今後のデジタルコマースの10大トレンドを提示
ギレスピー氏は、デジタルコマースにおける今後のトレンドを10個挙げ、それぞれについて簡単に説明した。
・(1)コマースは、顧客が望む場所や方法で起こる
・(2)コマースでは、コンテキストをパーソナライズするが、介入はしない
・(3)コマースはビジュアル
・(4)コマースとはソーシャル・コマースであり、楽しめるもの
・(5)誰もが販売、共有、3Dプリント、提供できる
・(6)モノは、測定、アラート、パーソナライズ、購入できる
・(7)コマースは、会話、ヘルプ、実行、情報提供できる
・(8)サブスクリプションと完全自動のコマース
・(9)グローバリゼーションとデジタル・イニシアティブ
・(10)あらゆる商取引ビジネスが意図的なイノベーションを採用する
(1)の「コマースは、顧客が望む場所や方法で起こる」というのは、例えば、ユーザーが欲しがっている品物が近くの店舗にあると、モバイルアプリがアラートを発信してくれる、といった具合だ。すでに事例があるという。

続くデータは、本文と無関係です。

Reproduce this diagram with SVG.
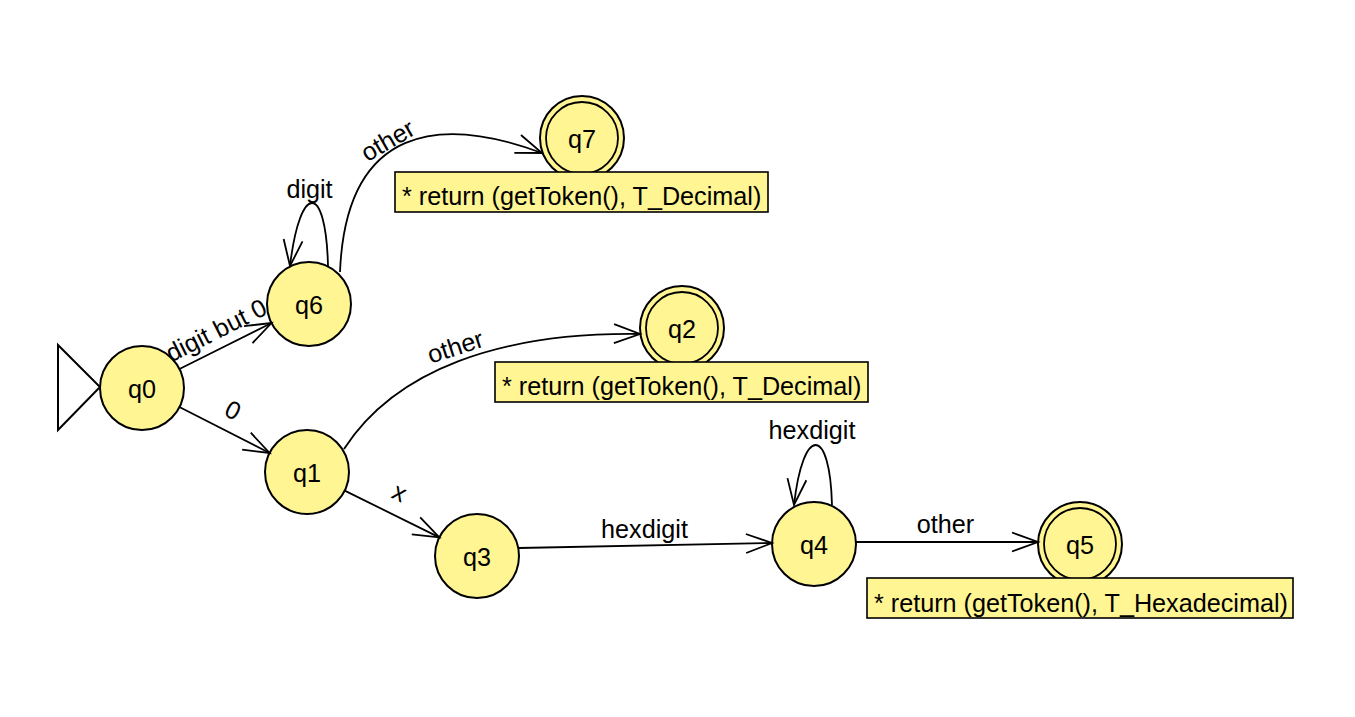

(2)の「コマースでは、コンテキストをパーソナライズするが、介入はしない」というのは、言うのは簡単だが難しいという。パーソナライズは重要で、「戦略的プランニングの仮説事項」では、「2018年までに、あらゆるタイプのオンライン・パーソナライゼーションに徹底的に投資した企業は、そうでない企業よりも、売り上げが30%以上上回る」としている。
B2Bでも同様に「デジタル・コマースにパーソナライゼーションを組み込んだB2B販売業者は、売り上げを最大15%伸ばせる」としている。
(8)の「サブスクリプションと完全自動のコマース」というのは、定期購読型のサブスクリプションモデルが有効で、購入プロセスを自動化することも有効になるということ。Amazonの予測配送とダッシュボタンなどの例がある。米国では、例えばオムツが自動発注の対象として有名という。
ギレスピー氏は、講演の最後に、CIOとITリーダーのための行動計画を提示してみせた。直ちに実行すべき事項として、自社の評価に着手することを挙げた。市場の需要に対する提供能力の評価を開始することも大切だという。
90日以内には、代替のビジネスモデルを特定して評価し、需要に対する提供能力のギャップも明確化する。1年以内に実行すべき事項は、新しいビジネスモデルをテストし、需要に応えるためのチームを組織内に作る。